Visualization¶
High resolution image of pixel level factorization results¶
draw-pixel-factors
visualizes the results of pixel-decode
punkst draw-pixel-factors --in-tsv ${path}/pixel.decode.tsv --header-json ${path}/pixel.decode.json --in-color ${path}/color.rgb.tsv --out ${path}/pixel.png --scale 100 --xmin ${xmin} --xmax ${xmax} --ymin ${ymin} --ymax ${ymax}
--in-tsv
specifies the input data file created by pixel-decode
.
--header-json
specifies the header created by pixel-decode
.
--in-color
specifies a tsv file with the colors for each factor. The first three columns will be interpreted as R, G, B values in the range \(0-255\). The valid lines will be assigned to factors in the order they appear in this file.
--xmin
, --xmax
, --ymin
, --ymax
specify the range of the coordinates.
--scale
scales input coordinates to pixels in the output image. int((x-xmin)/scale)
equals the horizontal pixel coordinate in the image.
--out
specifies the output png file.
If your specified --transform
in lda4hex
, one way to create the color table is to use the helper python script
Pseudobulk differential expression analysis¶
de_bulk.py
performs naive differential expression analysis on pseudobulk count data
The script performs chi-square tests to identify genes that are significantly enriched in each factor compared to the background, outputting results with fold changes, p-values, and chi-square statistics.

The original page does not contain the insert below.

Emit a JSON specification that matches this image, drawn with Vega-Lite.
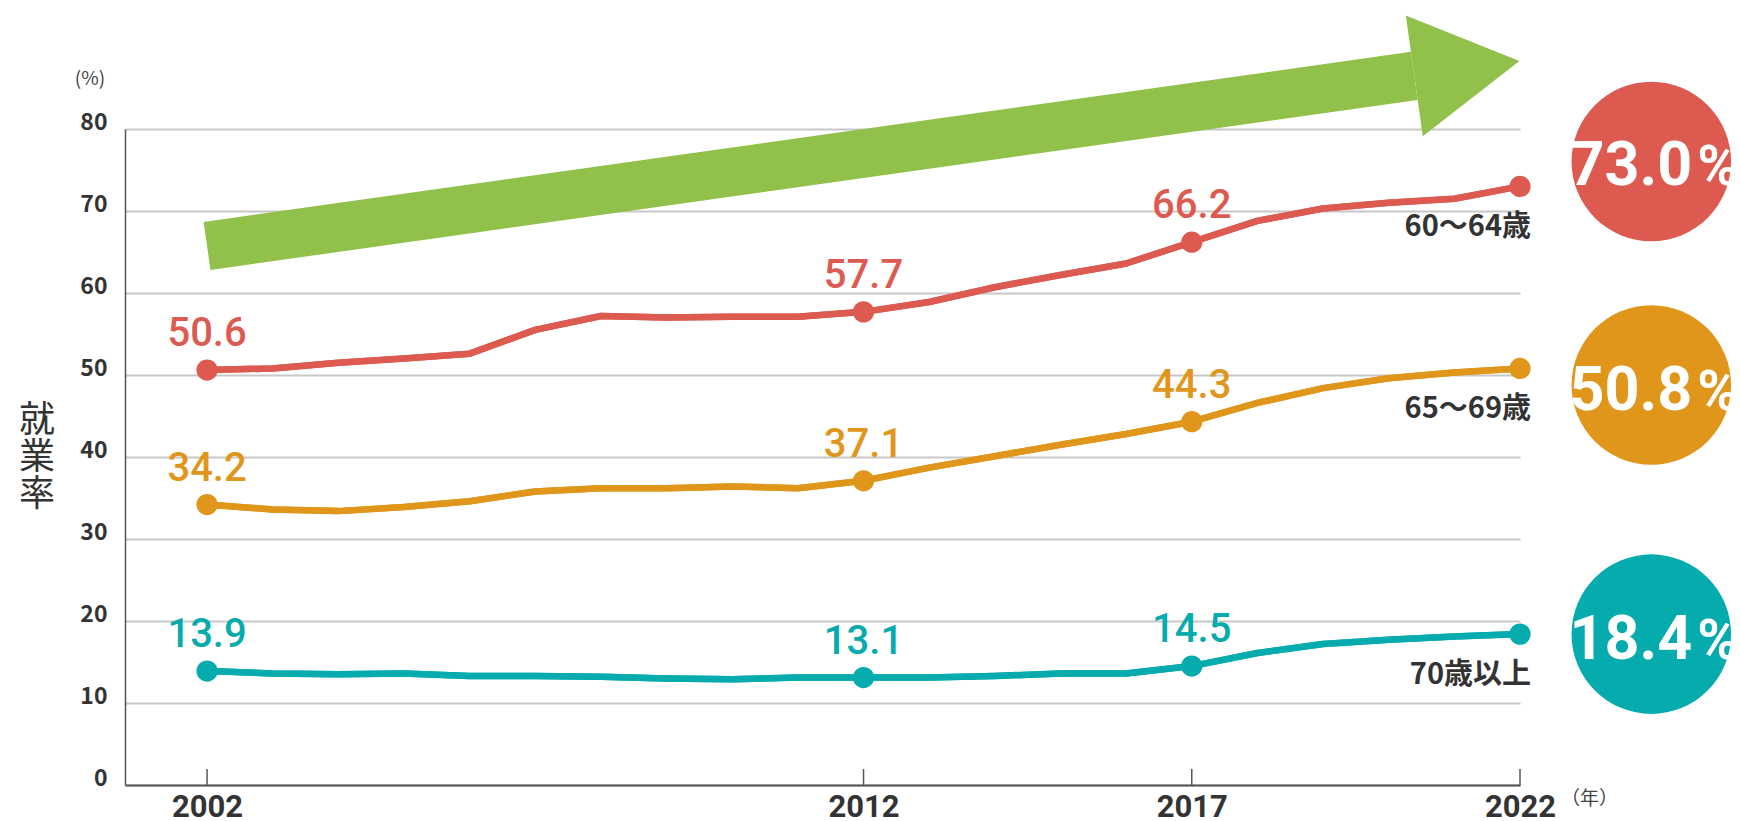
{
  "$schema": "https://vega.github.io/schema/vega-lite/v6.json",
  "width": 1395,
  "height": 656,
  "autosize": {"type": "none"},
  "padding": {"left": 125, "top": 129, "right": 220, "bottom": 36},
  "background": "white",
  "config": {"view": {"stroke": null}, "font": "Roboto"},
  "datasets": {
    "rates": [
      {"year": 2002, "group": "60〜64歳", "value": 50.6},
      {"year": 2003, "group": "60〜64歳", "value": 50.8},
      {"year": 2004, "group": "60〜64歳", "value": 51.5},
      {"year": 2005, "group": "60〜64歳", "value": 52.0},
      {"year": 2006, "group": "60〜64歳", "value": 52.6},
      {"year": 2007, "group": "60〜64歳", "value": 55.5},
      {"year": 2008, "group": "60〜64歳", "value": 57.2},
      {"year": 2009, "group": "60〜64歳", "value": 57.0},
      {"year": 2010, "group": "60〜64歳", "value": 57.1},
      {"year": 2011, "group": "60〜64歳", "value": 57.1},
      {"year": 2012, "group": "60〜64歳", "value": 57.7},
      {"year": 2013, "group": "60〜64歳", "value": 58.9},
      {"year": 2014, "group": "60〜64歳", "value": 60.7},
      {"year": 2015, "group": "60〜64歳", "value": 62.2},
      {"year": 2016, "group": "60〜64歳", "value": 63.6},
      {"year": 2017, "group": "60〜64歳", "value": 66.2},
      {"year": 2018, "group": "60〜64歳", "value": 68.8},
      {"year": 2019, "group": "60〜64歳", "value": 70.3},
      {"year": 2020, "group": "60〜64歳", "value": 71.0},
      {"year": 2021, "group": "60〜64歳", "value": 71.5},
      {"year": 2022, "group": "60〜64歳", "value": 73.0},
      {"year": 2002, "group": "65〜69歳", "value": 34.2},
      {"year": 2003, "group": "65〜69歳", "value": 33.6},
      {"year": 2004, "group": "65〜69歳", "value": 33.4},
      {"year": 2005, "group": "65〜69歳", "value": 33.9},
      {"year": 2006, "group": "65〜69歳", "value": 34.6},
      {"year": 2007, "group": "65〜69歳", "value": 35.8},
      {"year": 2008, "group": "65〜69歳", "value": 36.2},
      {"year": 2009, "group": "65〜69歳", "value": 36.2},
      {"year": 2010, "group": "65〜69歳", "value": 36.4},
      {"year": 2011, "group": "65〜69歳", "value": 36.2},
      {"year": 2012, "group": "65〜69歳", "value": 37.1},
      {"year": 2013, "group": "65〜69歳", "value": 38.7},
      {"year": 2014, "group": "65〜69歳", "value": 40.1},
      {"year": 2015, "group": "65〜69歳", "value": 41.5},
      {"year": 2016, "group": "65〜69歳", "value": 42.8},
      {"year": 2017, "group": "65〜69歳", "value": 44.3},
      {"year": 2018, "group": "65〜69歳", "value": 46.6},
      {"year": 2019, "group": "65〜69歳", "value": 48.4},
      {"year": 2020, "group": "65〜69歳", "value": 49.6},
      {"year": 2021, "group": "65〜69歳", "value": 50.3},
      {"year": 2022, "group": "65〜69歳", "value": 50.8},
      {"year": 2002, "group": "70歳以上", "value": 13.9},
      {"year": 2003, "group": "70歳以上", "value": 13.6},
      {"year": 2004, "group": "70歳以上", "value": 13.5},
      {"year": 2005, "group": "70歳以上", "value": 13.6},
      {"year": 2006, "group": "70歳以上", "value": 13.3},
      {"year": 2007, "group": "70歳以上", "value": 13.3},
      {"year": 2008, "group": "70歳以上", "value": 13.2},
      {"year": 2009, "group": "70歳以上", "value": 13.0},
      {"year": 2010, "group": "70歳以上", "value": 12.9},
      {"year": 2011, "group": "70歳以上", "value": 13.1},
      {"year": 2012, "group": "70歳以上", "value": 13.1},
      {"year": 2013, "group": "70歳以上", "value": 13.1},
      {"year": 2014, "group": "70歳以上", "value": 13.3},
      {"year": 2015, "group": "70歳以上", "value": 13.6},
      {"year": 2016, "group": "70歳以上", "value": 13.6},
      {"year": 2017, "group": "70歳以上", "value": 14.5},
      {"year": 2018, "group": "70歳以上", "value": 16.1},
      {"year": 2019, "group": "70歳以上", "value": 17.2},
      {"year": 2020, "group": "70歳以上", "value": 17.7},
      {"year": 2021, "group": "70歳以上", "value": 18.1},
      {"year": 2022, "group": "70歳以上", "value": 18.4}
    ]
  },
  "data": {"name": "rates"},
  "layer": [
    {
      "mark": {"type": "line", "strokeWidth": 6.5, "strokeJoin": "round"},
      "encoding": {
        "x": {
          "field": "year", "type": "quantitative",
          "scale": {"domain": [2000.75, 2022], "nice": false, "zero": false},
          "axis": {
            "values": [2002, 2012, 2017, 2022], "format": "d", "title": null,
            "labelFont": "Roboto", "labelFontWeight": "bold", "labelFontSize": 31, "labelColor": "#333333",
            "labelBaseline": "alphabetic", "labelPadding": 31, "labelFlush": false,
            "ticks": false, "tickSize": 0, "grid": false,
            "domain": true, "domainColor": "#555555", "domainWidth": 2
          }
        },
        "y": {
          "field": "value", "type": "quantitative",
          "scale": {"domain": [0, 80], "nice": false},
          "axis": {
            "values": [0, 10, 20, 30, 40, 50, 60, 70, 80], "title": null,
            "labelFont": "Noto Sans CJK JP", "labelFontWeight": "bold", "labelFontSize": 23, "labelColor": "#333333",
            "labelBaseline": "alphabetic", "labelPadding": 18,
            "ticks": false, "tickSize": 0,
            "grid": true, "gridColor": "#c8c8c8", "gridWidth": 2,
            "domain": true, "domainColor": "#555555", "domainWidth": 1.5
          }
        },
        "color": {
          "field": "group", "type": "nominal", "legend": null,
          "scale": {"domain": ["60〜64歳", "65〜69歳", "70歳以上"], "range": ["#dd5a50", "#e0961a", "#05abad"]}
        },
        "order": {"field": "year", "type": "quantitative"}
      }
    },
    {
      "data": {"values": [{"shape": "arrow"}]},
      "mark": {"type": "rule", "strokeWidth": 48.5, "color": "#91c14b", "strokeCap": "butt"},
      "encoding": {
        "x": {"datum": 2002},
        "y": {"datum": 65.74},
        "x2": {"datum": 2020.39},
        "y2": {"datum": 86.48}
      }
    },
    {
      "data": {"values": [{"shape": "arrowhead"}]},
      "mark": {"type": "point", "shape": "M0,-1L1.74,0L0,1Z", "filled": true, "opacity": 1, "size": 14884, "angle": -8, "color": "#91c14b", "strokeWidth": 0},
      "encoding": {
        "x": {"datum": 2020.39},
        "y": {"datum": 86.48}
      }
    },
    {
      "mark": {"type": "line", "strokeWidth": 6.5, "strokeJoin": "round"},
      "encoding": {
        "x": {"field": "year", "type": "quantitative"},
        "y": {"field": "value", "type": "quantitative"},
        "color": {"field": "group", "type": "nominal", "legend": null},
        "order": {"field": "year", "type": "quantitative"}
      }
    },
    {
      "transform": [{"filter": {"field": "year", "oneOf": [2002, 2012, 2017, 2022]}}],
      "mark": {"type": "circle", "size": 452, "opacity": 1},
      "encoding": {
        "x": {"field": "year", "type": "quantitative"},
        "y": {"field": "value", "type": "quantitative"},
        "color": {"field": "group", "type": "nominal", "legend": null}
      }
    },
    {
      "transform": [{"filter": {"field": "year", "oneOf": [2002, 2012, 2017]}}],
      "mark": {"type": "text", "font": "Roboto", "fontWeight": 500, "fontSize": 40, "dy": -24, "baseline": "alphabetic", "align": "center"},
      "encoding": {
        "x": {"field": "year", "type": "quantitative"},
        "y": {"field": "value", "type": "quantitative"},
        "text": {"field": "value", "type": "quantitative", "format": ".1f"},
        "color": {"field": "group", "type": "nominal", "legend": null}
      }
    },
    {
      "transform": [{"filter": {"field": "year", "equal": 2022}}],
      "mark": {"type": "text", "font": "Noto Sans CJK JP", "fontWeight": "bold", "fontSize": 29, "dx": 11, "dy": 50, "align": "right", "baseline": "alphabetic", "color": "#333333"},
      "encoding": {
        "x": {"field": "year", "type": "quantitative"},
        "y": {"field": "value", "type": "quantitative"},
        "text": {"field": "group", "type": "nominal"}
      }
    },
    {
      "transform": [{"filter": {"field": "group", "equal": "60〜64歳"}}, {"filter": {"field": "year", "oneOf": [2002, 2012, 2017, 2022]}}],
      "mark": {"type": "rule", "color": "#555555", "strokeWidth": 1.5},
      "encoding": {
        "x": {"field": "year", "type": "quantitative"},
        "y": {"datum": 0},
        "y2": {"datum": 1.95}
      }
    },
    {
      "transform": [{"filter": {"field": "year", "equal": 2022}}, {"filter": {"field": "group", "equal": "60〜64歳"}}],
      "layer": [
        {
          "mark": {"type": "circle", "size": 25447, "opacity": 1, "color": "#dd5a50"},
          "encoding": {
            "x": {"datum": 2024},
            "y": {"datum": 76.03}
          }
        },
        {
          "mark": {"type": "text", "font": "Roboto", "fontWeight": "bold", "fontSize": 61, "color": "white", "align": "right", "baseline": "alphabetic", "dx": 41, "dy": 23.5},
          "encoding": {
            "x": {"datum": 2024},
            "y": {"datum": 76.03},
            "text": {"field": "value", "type": "quantitative", "format": ".1f"}
          }
        },
        {
          "mark": {"type": "text", "font": "Roboto", "fontWeight": "bold", "fontSize": 56, "color": "white", "align": "left", "baseline": "alphabetic", "dx": 46, "dy": 23.5, "text": "%"},
          "encoding": {
            "x": {"datum": 2024},
            "y": {"datum": 76.03}
          }
        }
      ]
    },
    {
      "transform": [{"filter": {"field": "year", "equal": 2022}}, {"filter": {"field": "group", "equal": "65〜69歳"}}],
      "layer": [
        {
          "mark": {"type": "circle", "size": 25447, "opacity": 1, "color": "#e0961a"},
          "encoding": {
            "x": {"datum": 2024},
            "y": {"datum": 48.78}
          }
        },
        {
          "mark": {"type": "text", "font": "Roboto", "fontWeight": "bold", "fontSize": 61, "color": "white", "align": "right", "baseline": "alphabetic", "dx": 41, "dy": 25.3},
          "encoding": {
            "x": {"datum": 2024},
            "y": {"datum": 48.78},
            "text": {"field": "value", "type": "quantitative", "format": ".1f"}
          }
        },
        {
          "mark": {"type": "text", "font": "Roboto", "fontWeight": "bold", "fontSize": 56, "color": "white", "align": "left", "baseline": "alphabetic", "dx": 46, "dy": 25.3, "text": "%"},
          "encoding": {
            "x": {"datum": 2024},
            "y": {"datum": 48.78}
          }
        }
      ]
    },
    {
      "transform": [{"filter": {"field": "year", "equal": 2022}}, {"filter": {"field": "group", "equal": "70歳以上"}}],
      "layer": [
        {
          "mark": {"type": "circle", "size": 25447, "opacity": 1, "color": "#05abad"},
          "encoding": {
            "x": {"datum": 2024},
            "y": {"datum": 18.4}
          }
        },
        {
          "mark": {"type": "text", "font": "Roboto", "fontWeight": "bold", "fontSize": 61, "color": "white", "align": "right", "baseline": "alphabetic", "dx": 41, "dy": 25},
          "encoding": {
            "x": {"datum": 2024},
            "y": {"datum": 18.4},
            "text": {"field": "value", "type": "quantitative", "format": ".1f"}
          }
        },
        {
          "mark": {"type": "text", "font": "Roboto", "fontWeight": "bold", "fontSize": 56, "color": "white", "align": "left", "baseline": "alphabetic", "dx": 46, "dy": 25, "text": "%"},
          "encoding": {
            "x": {"datum": 2024},
            "y": {"datum": 18.4}
          }
        }
      ]
    },
    {
      "data": {"values": [{"label": "（年）"}]},
      "mark": {"type": "text", "font": "Noto Sans CJK JP", "fontSize": 19, "color": "#444444", "align": "left", "baseline": "alphabetic", "dx": 41, "dy": 20},
      "encoding": {
        "x": {"datum": 2022},
        "y": {"datum": 0},
        "text": {"field": "label", "type": "nominal"}
      }
    },
    {
      "data": {"values": [{"label": "(%)"}]},
      "mark": {"type": "text", "font": "Noto Sans CJK JP", "fontSize": 19, "color": "#444444", "align": "center", "baseline": "alphabetic", "dx": -35, "dy": -44},
      "encoding": {
        "x": {"datum": 2000.75},
        "y": {"datum": 80},
        "text": {"field": "label", "type": "nominal"}
      }
    },
    {
      "data": {"values": [{"label": "就業率"}]},
      "mark": {"type": "text", "font": "Noto Sans CJK JP", "fontSize": 36, "lineHeight": 37, "color": "#333333", "align": "center", "baseline": "middle", "dx": -88},
      "encoding": {
        "x": {"datum": 2000.75},
        "y": {"datum": 44.4},
        "text": {"value": ["就", "業", "率"]}
      }
    }
  ]
}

Note that the statistics are not calibrated when the pseudobulk table is generated by punkst pixel-decode
, it is only meant for exploratory analysis.
python ext/py/de_bulk.py --input ${path}/pseudobulk.tsv --output ${path}/de_bulk.tsv --feature_label Feature --thread 4
--input
specifies the input pseudobulk count table with genes as rows and factors as columns. punkst pixel-decode
generates one such file with suffix pseudobulk.tsv
. This file has to have a header row with column names. It has to have one column with gene names and one column for each factor.
--output
specifies the output file for differential expression results.
--feature_label
specifies the column name for feature names (default: "Feature").
--min_ct_per_feature
minimum total count for a feature to be included in analysis (default: 50).
--max_pval_output
maximum p-value threshold for output (default: 1e-3).
--min_fold_output
minimum fold change threshold for output (default: 1.5).
--min_output_per_factor
minimum number of top genes to output per factor even if not significant (default: 10).
--thread
number of threads for parallel processing (default: 1).
--use_input_header
if specified, all columns except for the column named --feature_label
will be viewed as factors and the column names will be preserved as factor IDs in the output. Otherwise (default), only the columns where the column names contain integers will be considered as factors and the numbers will be extracted to be used as factor IDs.
--feature
optional file with features to restrict analysis to. The column containing feature names should have the column name as specified by --feature_label
.
HTML report for factor weights and top genes¶
factor_report.py
generates HTML reports summarizing factor characteristics and top genes
The script generates an interactive HTML report (${output_pref}.factor.info.html
) and a TSV summary (${output_pref}.factor.info.tsv
) containing factor weights, top differentially expressed genes, and visualization colors.
python ext/py/factor_report.py --de ${path}/de_bulk.tsv --pseudobulk ${path}/pseudobulk.tsv --color_table ${path}/color.rgb.tsv --output_pref ${path}/report
--de
specifies the differential expression results file from de_bulk.py
.
--pseudobulk
specifies the pseudobulk count table.
--color_table
specifies the RGB color table for factors. This probably should be the same file as that used for punkst draw-pixel-factors
.
--output_pref
specifies the output prefix for generated files.
--feature_label
specifies the column name for features (default: "Feature").
--n_top_gene
maximum number of top genes to include in report (default: 20).
--min_top_gene
minimum number of top genes to show per factor (default: 10).
--max_pval
maximum p-value threshold for significant genes (default: 0.001).
--min_fc
minimum fold change threshold for significant genes (default: 1.5).
--annotation
optional file with factor annotations to display instead of the factor IDs. It is a tsv file where the first column contains factor IDs as appear in the header of the pseudobulk table, and the second column contains the annotation.
--anchor
optional file with anchor genes chosen to represent each factor. It is a tsv file where the first column contains factor IDs as appear in the header of the pseudobulk table, and the second column contains the anchor gene names (separated by things other than tabs).